La sombra del mal siempre esta ahí, al acecho de la
conciencia humana para no permitirla redimirse de sus pecados así sin más. Si Paul
Verhoeven hubiese optado por esta vía, Elle no sería lo
que es: la provocación del mal reconvertida en un perverso sueño. Sin duda, el
veterano director, en su regreso a la gran pantalla después de diez años de
ausencia, ha querido divertirse y, para ello, se ha permitido coger otra de las
opciones en las que se bifurca el camino, aunque ésta no sea ni la más esperada
ni la más convencional. Elle es un juego que el director propone
a su protagonista, y que ésta, acepta como tal para deformar nuestra visión de
la realidad en aras de mostrarnos otro mundo: el suyo. Un mundo de turbio
pasado, violento y marcado por los demás, lo que provoca en ella la necesidad
de una experimentación vital nada convencional. Aquí entran en conflicto la
moral y el deseo, pero también la nula necesidad de que el bien prevalezca
sobre el mal, o el orden sobre el caos, pues Elle es un universo
personal y fílmico que no conoce reglas, salvo las propias, porque su director
nos propone entrar en un mundo aparte, para una vez dentro, participar de él a
través de la sutileza del engaño y la mordacidad de un tipo de moral a la que
no estamos acostumbrados a enfrentarnos, a la que además, hay que añadir unas
dosis de humor negro y de denuncia de la estructura familiar convencional que,
a lo que se nos muestra, marcha a una deriva sin final feliz. En esa
contraposición de luces y sombras, sospechas y sorpresas, vamos avanzando en un
discurso fílmico prolongado —quizá demasiado—, del que precisa Verhoeven
para mostrarnos su tesis acerca de esa doble moral que tanto nos corroe día a
día. Es verdad que Isabelle Huppert está inmensa y sale
victoriosa en su batalla frente a la cámara, a la que es sometida por parte de
su director, a través de unos primeros planos que no dejan espacio para la
mentira, o mediante intrépidos movimientos escénicos que inducen a la sorpresa,
pero que tanto en un caso como en el otro, se asemejan mucho a los de un
felino. Un juego de expresiones a los que la Huppert se enfrenta
desde una gama de matices que van, desde la más pérfida frialdad expresiva, al más
perverso y provocativo desmantelamiento del deseo que no conoce reglas.

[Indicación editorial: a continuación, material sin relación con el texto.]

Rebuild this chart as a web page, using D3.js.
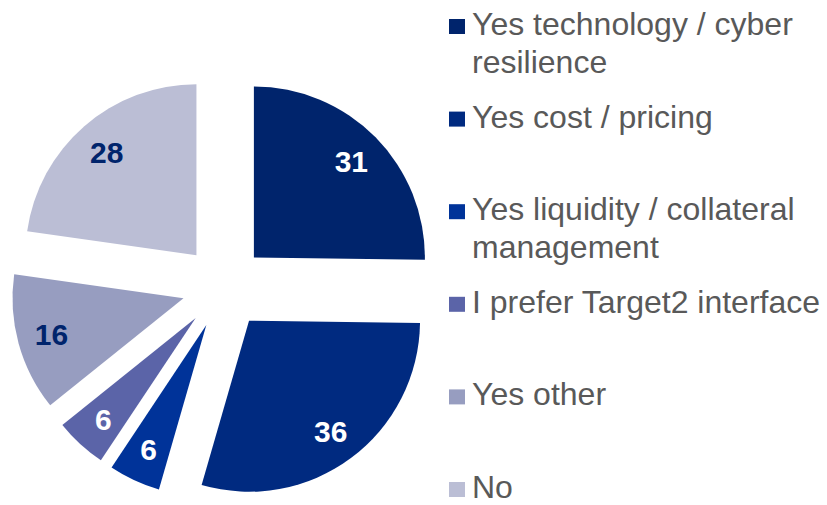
<!DOCTYPE html>
<html>
<head>
<meta charset="utf-8">
<script src="https://cdn.jsdelivr.net/npm/d3@7"></script>
<style>
  body { margin: 0; background: #fff; }
  svg { display: block; font-family: "Liberation Sans", Arial, sans-serif; }
</style>
</head>
<body>
<script>
let width = 827;
let height = 505;

// data
let categories = ["Yes technology / cyber resilience", "Yes cost / pricing", "Yes liquidity / collateral management", "I prefer Target2 interface", "Yes other", "No"];
let legendLines = [["Yes technology / cyber", "resilience"], ["Yes cost / pricing"], ["Yes liquidity / collateral", "management"], ["I prefer Target2 interface"], ["Yes other"], ["No"]];
let values = [31, 36, 6, 6, 16, 28];
let colors = ["#00246c", "#002a80", "#003399", "#5b64a8", "#979dc0", "#bbbed5"];
let labelColors = ["#fff", "#fff", "#fff", "#fff", "#00246c", "#00246c"];

let svg = d3.select("body").append("svg").attr("width", width).attr("height", height);

let cx = 224, cy = 287;
let radius = 171;
let explode = 42;
let labelR = 137;

let pie = d3.pie().sort(null).value(d => d.value);
let arc = d3.arc().innerRadius(0).outerRadius(radius);
let data = pie(values.map((v, i) => ({value: v, i: i})));

let g = svg.append("g").attr("transform", "translate(" + cx + "," + cy + ")");

let offset = (d, r) => {
  let a = (d.startAngle + d.endAngle) / 2;
  return [Math.sin(a) * r, -Math.cos(a) * r];
};

let slices = g.selectAll(".slice").data(data).enter().append("g")
  .attr("class", "slice")
  .attr("transform", d => "translate(" + offset(d, explode) + ")");

slices.append("path")
  .attr("d", arc)
  .attr("fill", d => colors[d.data.i]);

slices.append("text")
  .attr("x", d => offset(d, labelR)[0])
  .attr("y", d => offset(d, labelR)[1])
  .attr("dy", "0.36em")
  .attr("text-anchor", "middle")
  .attr("font-size", 30)
  .attr("font-weight", "bold")
  .attr("fill", d => labelColors[d.data.i])
  .text(d => d.data.value);

// legend
let legendY = d3.scaleLinear().domain([0, categories.length - 1]).range([19, 482]);
let legend = svg.append("g");
let items = legend.selectAll(".item").data(categories).enter().append("g")
  .attr("class", "item")
  .attr("transform", (d, i) => "translate(449," + legendY(i) + ")");

items.append("rect")
  .attr("width", 16).attr("height", 15)
  .attr("fill", (d, i) => colors[i]);

items.append("text")
  .attr("x", 23)
  .attr("y", 16)
  .attr("font-size", 32)
  .attr("fill", "#595959")
  .selectAll("tspan").data((d, i) => legendLines[i]).enter().append("tspan")
  .attr("x", 23)
  .attr("dy", (d, j) => j === 0 ? 0 : 38)
  .text(d => d);
</script>
</body>
</html>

Conviene aclarar que Elle no es una historia
real sobre la violación que sufre la protagonista de la misma, Michèle
LeBlanc, en el primer plano secuencia del film —perfectamente resuelto por
el director, por cierto— sino un sueño, el que tuvo el director de la película,
Paul Verhoeven, después de leer la novela Oh... del escritor
francés Philippe Djian. Un texto, al que el holandés, a sus
setenta y ocho años ha querido dotar de una personalidad y visión únicas, como
únicas son la esencia de su cine y la perversión de su alma, siempre dispuesta
a poner en entredicho las convenciones de la sociedad en la que vive. El
peligro de esta distorsionada percepción del mundo, está en que puede transformarse
en una peligrosa —por grotesca— reinterpretación de aquello que el resto tilda
de convencional, pues este desenfoque de la realidad, le llevaría a
precipitarse —sin derecho a una red salvavidas— por el abismo del cine de
grandes efectos especiales, quizá, el último peldaño que ya subió en más de una
ocasión cuando dirigía superproducciones en Hollywood.